The march began at Downhills primary school and walked through the busy high street to Harringey Town Hall where a rally was held. Marchers chanted, “No to academies, Save our schools” and “[Education Secretary] Michael Gove, we won’t be beaten, Leave our school and close down Eton.”
Downhills in Tottenham, North London, an area of social deprivation that was the starting point of last summer’s riots, was given 12 months to improve its performance last year. It faces being made an academy by 2013.
Each school received a letter from the Department for Education in the last week of term informing them that they had until mid-January 2012 to decide to become an academy. If they do not agree, the threat is that the DfE will disband the governing bodies and replace them with Interim Executive Boards to facilitate the process of forcing acceptance of academy status.
The academy programme, begun by the Labour government under Tony Blair, has been bulldozed forward by Education Secretary Michael Gove. It takes schools out of local authority control and hands them over to businesses and voluntary organisations to run. Gove announced earlier this month that he intends to force 200 of England’s “worst performing schools” to become sponsored academies next year.
A new inspection framework focuses on raw test results, removed from any social context, so that deprived schools will be expected to achieve the same results as children from better-off areas. The schools inspections agency Ofsted has announced that the one in three schools currently rated satisfactory will in future be termed “requires improvement” and join the list of failed schools if they do not improve within three years.
At the rally, Downhills parent Karen Jacobs spoke passionately against the plan: “Our school, along with others, is being bullied. Instead of being supported to improve it is being given to businesses to make money. There has been no consultation.”
“Gove talks about giving parents choice, but it seems that is only for parents who agree with him,” she said. “He has accused us of being ‘happy with failure’, but we have ambition for our children. We are stakeholders in our children’s future.”
The schools in Harringey are being compared with schools in a borough where each child receives £1,500 more in funding per year, which in Downhill would amount to an extra half a million pounds. This would make a huge difference.
Jacobs concluded by thanking the hardworking teachers and support staff in the borough.
A teacher from Noel Park, one of the other primaries threatened, said that the pupils on the march were an inspiration, commenting, “Coming on the march is a great lesson for them on how to stand up for themselves.”
Kevin Courtney, the National Union of Teachers’ (NUT) executive member for inner London, gave a short, demagogic speech congratulating the marchers for “doing the right thing” and saying the government should be “listening to parents”. He offered no prospect of any industrial action. The teaching unions have put up no resistance to the academy programme since it was rolled out by the Labour government, despite the fact that academies and free schools are not bound by the current pay system for teachers.

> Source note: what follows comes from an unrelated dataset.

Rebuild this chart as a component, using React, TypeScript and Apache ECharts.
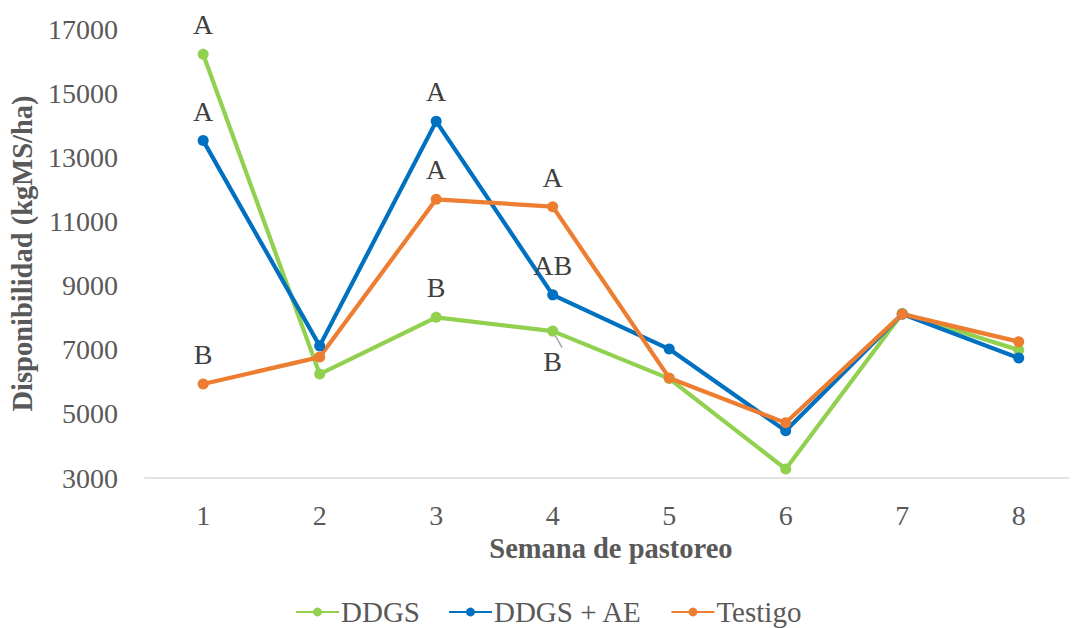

Reba, whose daughter was at the school 20 years ago, told the World Socialist Web Site, “Downhills has always been a good community school and should stay that way. Private companies should not be allowed into education.”
Thelma, whose children are at Belmont school, said that the school was not yet on the academy programme but that the government was “trying to force the school to go from two to three form entry.”
“We are all supporting each other,” she said. “This is a fantastic community and to force schools into private hands is disgusting. It is all to do with money and it is not just Harringey. We need to join with schools around the country.
“Ever since the banks sent us into recession, they have been saved. The RBS [Royal Bank of Scotland] boss gets a huge bonus, but we get public service cuts.”
A teaching assistant from West Green Primary School said, “I live in the local area and work in a primary school and I think they shouldn’t privatise our schools. Today is brilliant. There has been a great turnout. It really shows that people care about their schools. The government just wants to cut back on everything to make money.
“It’s the same with our pensions. We will have to pay more and get less at the end. I will have to pay about £40 more a month.”
A teacher from the same school added, “I think today has been a fantastic demonstration of the creative energy that we see in our schools every day. Our school is on the long list so we are here out of solidarity, but also if we can stop Downhills becoming an academy they won’t come for us.”